Worm farms and composting
Worm farming and composting are fantastic ways to reduce the amount of waste going to landfill while feeding your garden with organic fertiliser.
Worm farms are great for people with limited space as they are compact and produce lovely liquid organic fertiliser which you can use on your garden or give away to friends. Worms can eat away food scraps in a matter of days when in the right conditions.
Compost bins are great for those with bigger gardens and lawns. A healthy compost bin likes a combination of food scraps, lawn clippings and leaves.
Many local councils offer free worm farming and composting workshops and will often provide discounts or free products to participants. Contact your local council to see if workshops are available in your area.
Compost Revolution have partnered with 40 local councils across Australia to offer discounts on home composting products and provide free online tutorials to help you set up and manage a worm farm, compost bin or bokashi bucket.

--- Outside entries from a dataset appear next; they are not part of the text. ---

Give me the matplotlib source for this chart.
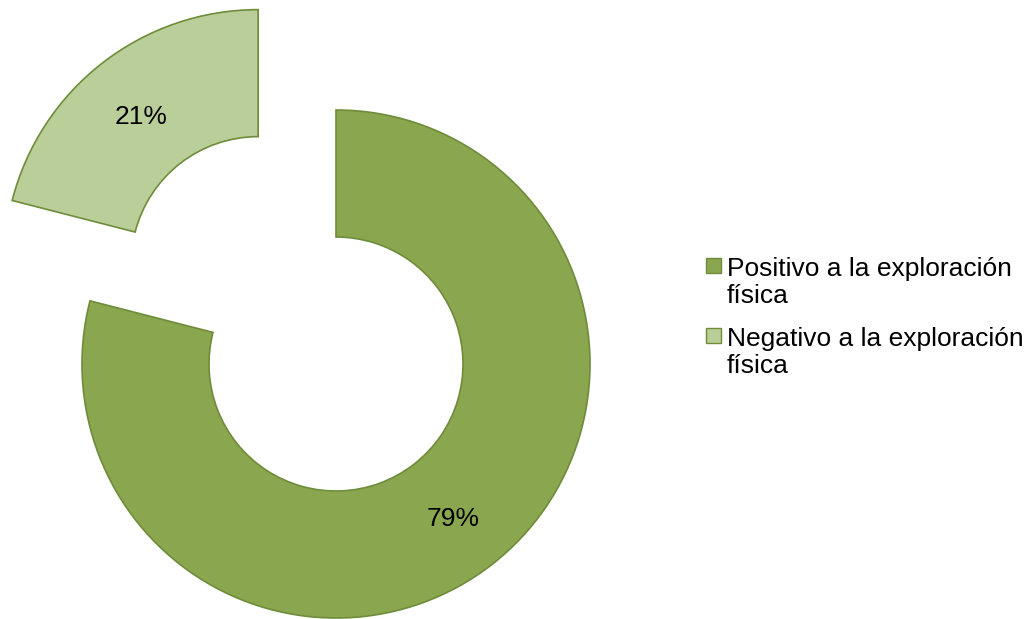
import matplotlib
matplotlib.use("Agg")
import matplotlib.pyplot as plt
from matplotlib.patches import Rectangle

plt.rcParams['font.family'] = ['Liberation Sans', 'DejaVu Sans']

# Resultados de la exploración física
labels = ["Positivo a la exploración\nfísica", "Negativo a la exploración\nfísica"]
values = [79, 21]
colors = ["#8AA64F", "#BACE99"]
edge = "#6F8C3A"

W, H = 1027, 619
fig = plt.figure(figsize=(W / 100, H / 100), dpi=100)
ax = fig.add_axes([0, 0, 1, 1])

wedges, texts, autotexts = ax.pie(
    values, colors=colors, startangle=90, counterclock=False,
    explode=[0, 0.5], autopct='%1.0f%%', pctdistance=0.75,
    wedgeprops=dict(width=0.5, edgecolor=edge, linewidth=1.2),
    textprops=dict(fontsize=19, color="black"))

# escala: 1 unidad = 254 px, centro en (336, 364) px desde arriba
px = 254.0
cx, cy = 336, H - 364
ax.set_xlim(-cx / px, (W - cx) / px)
ax.set_ylim(-cy / px, (H - cy) / px)
ax.set_aspect('auto')
ax.axis('off')

# bajar un poco los porcentajes (centrado visual de las cifras)
for t in autotexts:
    x, y = t.get_position()
    t.set_position((x, y - 4 / px))

# leyenda a la derecha
for i, (lab, col) in enumerate(zip(labels, colors)):
    dy = i * 70
    fig.patches.append(Rectangle((706 / W, 1 - (273 + dy) / H), 15 / W, 15 / H,
                                 transform=fig.transFigure, facecolor=col,
                                 edgecolor=edge, linewidth=1))
    fig.text(727 / W, 1 - (303 + dy) / H, lab, fontsize=19, va='baseline',
             ha='left', linespacing=1.17)

fig.savefig("out.png", dpi=100)
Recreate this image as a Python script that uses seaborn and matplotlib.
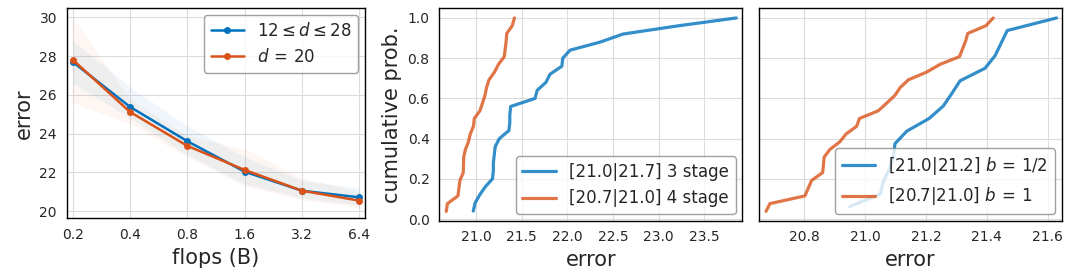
import numpy as np
import pandas as pd
import matplotlib
matplotlib.use("Agg")
import matplotlib.pyplot as plt
import seaborn as sns

# ---------------- data ----------------
flops = [0.2, 0.4, 0.8, 1.6, 3.2, 6.4]
flops_labels = ["0.2", "0.4", "0.8", "1.6", "3.2", "6.4"]
err_range = [27.70, 25.38, 23.61, 22.04, 21.06, 20.72]      # 12 <= d <= 28
err_d20 = [27.81, 25.12, 23.37, 22.13, 21.06, 20.55]        # d = 20
band_range_lo = [26.6, 24.8, 22.9, 21.4, 20.7, 20.3]
band_range_hi = [28.8, 26.4, 24.4, 22.8, 21.6, 21.2]
band_d20_lo = [25.6, 24.5, 22.8, 21.3, 20.6, 20.2]
band_d20_hi = [30.0, 25.8, 23.9, 23.2, 21.7, 21.0]

# sorted errors of sampled models (empirical CDFs)
err_3stage = [20.97, 20.99, 21.04, 21.10, 21.18, 21.19, 21.19, 21.20, 21.21,
              21.255, 21.36, 21.37, 21.37, 21.38, 21.646, 21.67, 21.766, 21.81,
              21.94, 21.95, 22.03, 22.36, 22.61, 23.20, 23.85]
err_4stage = [20.674, 20.687, 20.802, 20.813, 20.824, 20.860, 20.863, 20.865,
              20.884, 20.917, 20.937, 20.972, 20.981, 21.043, 21.071, 21.098,
              21.115, 21.142, 21.202, 21.246, 21.310, 21.320, 21.330, 21.337,
              21.397, 21.421]
err_b_half = [20.95, 21.05, 21.06, 21.08, 21.093, 21.098, 21.137, 21.21,
              21.257, 21.285, 21.312, 21.394, 21.427, 21.447, 21.467, 21.629]
err_b_one = err_4stage

lab_range = r"$12 \leq d \leq 28$"
lab_d20 = r"$d \,=\, 20$"
lab_3stage = "[21.0|21.7] 3 stage"
lab_4stage = "[20.7|21.0] 4 stage"
lab_b_half = r"[21.0|21.2] $b \,=\, 1/2$"
lab_b_one = r"[20.7|21.0] $b \,=\, 1$"

BLUE = "#0072BD"
ORANGE = "#D95319"

sns.set_style("whitegrid", {"axes.edgecolor": "black", "grid.color": "#dcdcdc",
                            "axes.linewidth": 1.0})
plt.rcParams["font.family"] = ["DejaVu Sans"]

fig = plt.figure(figsize=(10.73, 2.75), dpi=100)
W, H = 1073, 275
def box(l, t, r, b):
    return [l / W, 1 - b / H, (r - l) / W, (b - t) / H]

ax1 = fig.add_axes(box(66.7, 8.3, 365, 218.3))
ax2 = fig.add_axes(box(439.3, 8.3, 742.3, 220.7))
ax3 = fig.add_axes(box(759.3, 8.3, 1061.7, 220.7), sharey=ax2)

# ---------------- panel 1 ----------------
ax1.set_xscale("log")
ax1.fill_between(flops, band_d20_lo, band_d20_hi, color=ORANGE, alpha=0.05, lw=0)
ax1.fill_between(flops, band_range_lo, band_range_hi, color=BLUE, alpha=0.06, lw=0)
sns.lineplot(x=flops, y=err_range, ax=ax1, color=BLUE, marker="o", markersize=5,
             markeredgewidth=0, lw=1.8, label=lab_range, estimator=None, sort=False)
sns.lineplot(x=flops, y=err_d20, ax=ax1, color=ORANGE, marker="o", markersize=5,
             markeredgewidth=0, lw=1.8, label=lab_d20, estimator=None, sort=False)
ax1.set_xlim(0.186, 6.85)
ax1.set_ylim(19.64, 30.46)
ax1.set_xticks(flops)
ax1.set_xticklabels(flops_labels)
ax1.xaxis.set_minor_locator(matplotlib.ticker.NullLocator())
ax1.set_yticks([20, 22, 24, 26, 28, 30])
ax1.set_xlabel("flops (B)", fontsize=15)
ax1.set_ylabel("error", fontsize=15)
ax1.legend(loc="upper right", fontsize=12, framealpha=0.8, edgecolor="#888888",
           handlelength=2.0, borderaxespad=0.4)

# ---------------- panel 2 ----------------
cdf = lambda v: np.arange(1, len(v) + 1) / len(v)
sns.lineplot(x=err_3stage, y=cdf(err_3stage), ax=ax2, color=BLUE, alpha=0.8, lw=2.3,
             label=lab_3stage, estimator=None, sort=False)
sns.lineplot(x=err_4stage, y=cdf(err_4stage), ax=ax2, color=ORANGE, alpha=0.8, lw=2.3,
             label=lab_4stage, estimator=None, sort=False)
ax2.set_xlim(20.598, 23.916)
ax2.set_ylim(-0.008, 1.048)
ax2.set_xticks([21.0, 21.5, 22.0, 22.5, 23.0, 23.5])
ax2.set_yticks([0.0, 0.2, 0.4, 0.6, 0.8, 1.0])
ax2.set_xlabel("error", fontsize=15)
ax2.set_ylabel("cumulative prob.", fontsize=15)
ax2.legend(loc="lower right", fontsize=12, framealpha=0.8, edgecolor="#888888",
           borderaxespad=0.4)

# ---------------- panel 3 ----------------
sns.lineplot(x=err_b_half, y=cdf(err_b_half), ax=ax3, color=BLUE, alpha=0.8, lw=2.3,
             label=lab_b_half, estimator=None, sort=False)
sns.lineplot(x=err_b_one, y=cdf(err_b_one), ax=ax3, color=ORANGE, alpha=0.8, lw=2.3,
             label=lab_b_one, estimator=None, sort=False)
ax3.set_xlim(20.652, 21.646)
ax3.set_xticks([20.8, 21.0, 21.2, 21.4, 21.6])
ax3.set_xlabel("error", fontsize=15)
ax3.set_ylabel("")
ax3.tick_params(axis="y", labelleft=False)
ax3.legend(loc="lower right", fontsize=12, framealpha=0.8, edgecolor="#888888",
           borderaxespad=0.4)

for ax in (ax1, ax2, ax3):
    ax.tick_params(labelsize=10)
    ax.grid(True, lw=0.8)
    for s in ax.spines.values():
        s.set_color("black")
        s.set_linewidth(1.0)

fig.savefig("out.png", dpi=100)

Some DCJ Housing apartment buildings are located near community gardens or have common area gardens where worm farming or composting is available. If you and your neighbours are interested in communal worm farming, composting or a community garden in your area contact your client service team to find out if it is possible.
Waste and recycling
If you have a missing, stolen or damaged bin, contact your local council to request a repair or replacement. You can also check your collection dates for waste, recycling and green waste on your local council’s website.
The NSW Environment Protection Authority has useful tips for reducing your household waste.
Illegal dumping is a serious problem, costing thousands of dollars every year. Illegal dumping is where unwanted items are placed on public or private property. People caught dumping illegally can be fined $750 on the spot. It’s important to report illegal dumping, especially if the waste is a threat to the environment or your health.
DCJ Housing spends thousands of dollars paying for the clean up of illegal dumping; money which could otherwise be spent on maintenance or housing upgrades.
Your council may offer free clean up services to remove large household items that you no longer want. If you live in a house, contact your local council to find out about clean up services available to you. Clean up services are usually on a roster or can be booked in on request.
For residents living in apartments and townhouses, DCJ Housing may be able to assist in organising a clean up for your whole building. If you and your neighbours need help to organise a clean up, contact your client service officer.